GIVEN MATERIAL -
#####

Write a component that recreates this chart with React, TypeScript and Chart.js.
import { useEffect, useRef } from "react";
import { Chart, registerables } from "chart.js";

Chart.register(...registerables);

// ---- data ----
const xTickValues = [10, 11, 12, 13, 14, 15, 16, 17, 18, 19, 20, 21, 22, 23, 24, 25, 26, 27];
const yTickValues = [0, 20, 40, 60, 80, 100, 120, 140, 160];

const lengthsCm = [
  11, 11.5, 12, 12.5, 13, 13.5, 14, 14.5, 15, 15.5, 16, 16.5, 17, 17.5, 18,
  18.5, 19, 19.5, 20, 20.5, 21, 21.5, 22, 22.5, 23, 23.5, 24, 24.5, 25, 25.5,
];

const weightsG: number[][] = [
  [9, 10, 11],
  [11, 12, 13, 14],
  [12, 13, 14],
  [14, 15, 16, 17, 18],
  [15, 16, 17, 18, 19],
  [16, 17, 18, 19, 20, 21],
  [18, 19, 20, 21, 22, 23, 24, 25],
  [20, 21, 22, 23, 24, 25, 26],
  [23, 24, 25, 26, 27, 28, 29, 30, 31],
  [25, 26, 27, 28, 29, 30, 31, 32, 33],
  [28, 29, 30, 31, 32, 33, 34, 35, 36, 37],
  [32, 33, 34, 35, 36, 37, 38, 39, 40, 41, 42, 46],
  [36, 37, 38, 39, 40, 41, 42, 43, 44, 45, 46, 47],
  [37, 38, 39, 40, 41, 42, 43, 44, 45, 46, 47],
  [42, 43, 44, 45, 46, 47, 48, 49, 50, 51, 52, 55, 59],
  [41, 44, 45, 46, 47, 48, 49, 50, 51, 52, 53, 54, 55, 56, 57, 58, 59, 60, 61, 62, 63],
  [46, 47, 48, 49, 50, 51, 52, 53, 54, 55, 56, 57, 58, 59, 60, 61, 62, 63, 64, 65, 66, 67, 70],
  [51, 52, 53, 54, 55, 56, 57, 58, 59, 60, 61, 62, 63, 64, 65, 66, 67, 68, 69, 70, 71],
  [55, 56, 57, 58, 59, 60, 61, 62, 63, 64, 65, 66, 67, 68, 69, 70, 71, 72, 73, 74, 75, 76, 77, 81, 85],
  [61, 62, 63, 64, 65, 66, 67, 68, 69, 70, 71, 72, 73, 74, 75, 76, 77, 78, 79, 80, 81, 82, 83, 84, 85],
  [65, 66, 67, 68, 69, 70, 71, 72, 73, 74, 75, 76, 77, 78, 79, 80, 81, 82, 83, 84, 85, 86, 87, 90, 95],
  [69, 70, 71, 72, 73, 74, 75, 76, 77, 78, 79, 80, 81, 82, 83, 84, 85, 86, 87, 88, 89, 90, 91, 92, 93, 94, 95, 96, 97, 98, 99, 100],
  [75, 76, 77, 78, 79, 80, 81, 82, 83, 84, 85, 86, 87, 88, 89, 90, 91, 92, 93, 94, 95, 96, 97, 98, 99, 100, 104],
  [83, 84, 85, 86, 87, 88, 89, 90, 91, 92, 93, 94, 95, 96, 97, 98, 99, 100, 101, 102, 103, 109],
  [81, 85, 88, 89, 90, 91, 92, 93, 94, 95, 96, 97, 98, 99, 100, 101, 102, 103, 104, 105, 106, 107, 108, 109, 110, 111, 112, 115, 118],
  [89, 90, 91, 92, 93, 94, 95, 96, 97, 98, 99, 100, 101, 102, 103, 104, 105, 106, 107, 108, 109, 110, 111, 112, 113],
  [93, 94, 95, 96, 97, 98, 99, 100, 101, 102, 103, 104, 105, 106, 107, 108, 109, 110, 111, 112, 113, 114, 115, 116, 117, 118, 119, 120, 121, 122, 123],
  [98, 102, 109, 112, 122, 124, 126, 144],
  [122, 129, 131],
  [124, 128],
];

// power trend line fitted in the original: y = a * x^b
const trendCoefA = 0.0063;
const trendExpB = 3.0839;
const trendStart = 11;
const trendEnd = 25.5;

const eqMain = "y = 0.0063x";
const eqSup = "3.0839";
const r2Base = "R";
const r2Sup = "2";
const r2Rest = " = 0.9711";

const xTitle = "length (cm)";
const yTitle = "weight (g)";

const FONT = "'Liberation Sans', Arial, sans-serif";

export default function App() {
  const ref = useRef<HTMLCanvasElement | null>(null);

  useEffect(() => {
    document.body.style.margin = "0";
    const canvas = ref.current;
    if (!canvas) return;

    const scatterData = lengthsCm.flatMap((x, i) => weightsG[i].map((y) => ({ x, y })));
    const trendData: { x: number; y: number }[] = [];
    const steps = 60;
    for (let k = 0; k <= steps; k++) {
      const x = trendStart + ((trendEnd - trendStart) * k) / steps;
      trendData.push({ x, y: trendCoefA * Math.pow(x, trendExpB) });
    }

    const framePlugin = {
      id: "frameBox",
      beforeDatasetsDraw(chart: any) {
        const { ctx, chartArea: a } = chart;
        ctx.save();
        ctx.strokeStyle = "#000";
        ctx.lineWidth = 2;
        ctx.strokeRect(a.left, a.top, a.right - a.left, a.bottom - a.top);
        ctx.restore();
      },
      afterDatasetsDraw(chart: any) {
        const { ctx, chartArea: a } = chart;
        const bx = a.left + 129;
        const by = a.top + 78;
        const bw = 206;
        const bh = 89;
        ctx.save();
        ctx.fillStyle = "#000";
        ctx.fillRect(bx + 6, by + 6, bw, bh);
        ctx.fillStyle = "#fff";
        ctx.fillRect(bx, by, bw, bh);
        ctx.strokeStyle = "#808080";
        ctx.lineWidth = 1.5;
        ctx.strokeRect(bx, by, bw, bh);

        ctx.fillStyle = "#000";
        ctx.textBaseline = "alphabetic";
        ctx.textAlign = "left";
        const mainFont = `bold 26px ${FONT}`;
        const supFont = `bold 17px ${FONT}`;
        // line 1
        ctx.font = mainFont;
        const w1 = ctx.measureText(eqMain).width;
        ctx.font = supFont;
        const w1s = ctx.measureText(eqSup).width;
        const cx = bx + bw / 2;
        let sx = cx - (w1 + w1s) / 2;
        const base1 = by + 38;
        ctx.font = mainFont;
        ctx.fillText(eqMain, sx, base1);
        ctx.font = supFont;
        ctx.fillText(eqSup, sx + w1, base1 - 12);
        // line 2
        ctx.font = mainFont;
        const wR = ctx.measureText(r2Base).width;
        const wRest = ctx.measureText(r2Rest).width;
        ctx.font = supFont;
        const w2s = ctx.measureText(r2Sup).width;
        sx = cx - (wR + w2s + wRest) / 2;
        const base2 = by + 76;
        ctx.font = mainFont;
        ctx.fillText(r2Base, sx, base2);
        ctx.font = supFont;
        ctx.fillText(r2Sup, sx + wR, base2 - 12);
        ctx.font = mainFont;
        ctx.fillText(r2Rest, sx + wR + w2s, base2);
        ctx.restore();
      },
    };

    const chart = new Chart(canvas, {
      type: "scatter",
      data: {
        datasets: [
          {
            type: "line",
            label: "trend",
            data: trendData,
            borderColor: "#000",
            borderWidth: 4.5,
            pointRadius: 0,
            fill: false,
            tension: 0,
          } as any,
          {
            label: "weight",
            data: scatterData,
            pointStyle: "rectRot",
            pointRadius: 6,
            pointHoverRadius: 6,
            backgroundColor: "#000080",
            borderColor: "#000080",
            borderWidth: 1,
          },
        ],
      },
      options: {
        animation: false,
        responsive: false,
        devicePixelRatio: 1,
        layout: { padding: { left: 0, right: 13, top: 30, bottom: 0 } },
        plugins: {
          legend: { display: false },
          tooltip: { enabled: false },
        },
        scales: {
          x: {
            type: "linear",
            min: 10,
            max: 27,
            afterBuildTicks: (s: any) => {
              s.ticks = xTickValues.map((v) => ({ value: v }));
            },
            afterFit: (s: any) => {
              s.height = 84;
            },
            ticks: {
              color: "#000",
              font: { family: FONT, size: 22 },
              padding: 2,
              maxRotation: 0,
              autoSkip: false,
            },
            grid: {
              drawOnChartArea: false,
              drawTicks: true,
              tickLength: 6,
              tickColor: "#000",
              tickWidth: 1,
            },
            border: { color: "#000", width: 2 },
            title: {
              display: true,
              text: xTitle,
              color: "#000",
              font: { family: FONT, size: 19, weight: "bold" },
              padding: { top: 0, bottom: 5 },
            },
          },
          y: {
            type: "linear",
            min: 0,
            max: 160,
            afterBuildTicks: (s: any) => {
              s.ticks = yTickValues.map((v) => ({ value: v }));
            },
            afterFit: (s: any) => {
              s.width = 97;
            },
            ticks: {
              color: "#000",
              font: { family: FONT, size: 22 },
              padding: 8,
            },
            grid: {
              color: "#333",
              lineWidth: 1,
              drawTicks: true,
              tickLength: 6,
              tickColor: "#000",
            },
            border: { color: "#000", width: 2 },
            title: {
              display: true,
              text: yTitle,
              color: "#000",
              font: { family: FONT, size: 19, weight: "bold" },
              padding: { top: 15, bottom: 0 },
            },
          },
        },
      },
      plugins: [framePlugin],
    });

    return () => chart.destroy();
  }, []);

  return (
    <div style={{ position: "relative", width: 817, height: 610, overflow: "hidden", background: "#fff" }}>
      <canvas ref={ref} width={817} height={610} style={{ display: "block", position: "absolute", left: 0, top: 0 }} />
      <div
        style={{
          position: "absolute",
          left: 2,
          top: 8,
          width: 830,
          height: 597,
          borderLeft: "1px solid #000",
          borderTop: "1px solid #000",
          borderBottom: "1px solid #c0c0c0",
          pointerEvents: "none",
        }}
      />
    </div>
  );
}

#####

SHORT PROBLEM - Exactly repeat the lines above, from the opening line through the one with "120, 140, 160];", and include nothing else.

SOLUTION TO THIS PROBLEM -
Write a component that recreates this chart with React, TypeScript and Chart.js.
import { useEffect, useRef } from "react";
import { Chart, registerables } from "chart.js";

Chart.register(...registerables);

// ---- data ----
const xTickValues = [10, 11, 12, 13, 14, 15, 16, 17, 18, 19, 20, 21, 22, 23, 24, 25, 26, 27];
const yTickValues = [0, 20, 40, 60, 80, 100, 120, 140, 160];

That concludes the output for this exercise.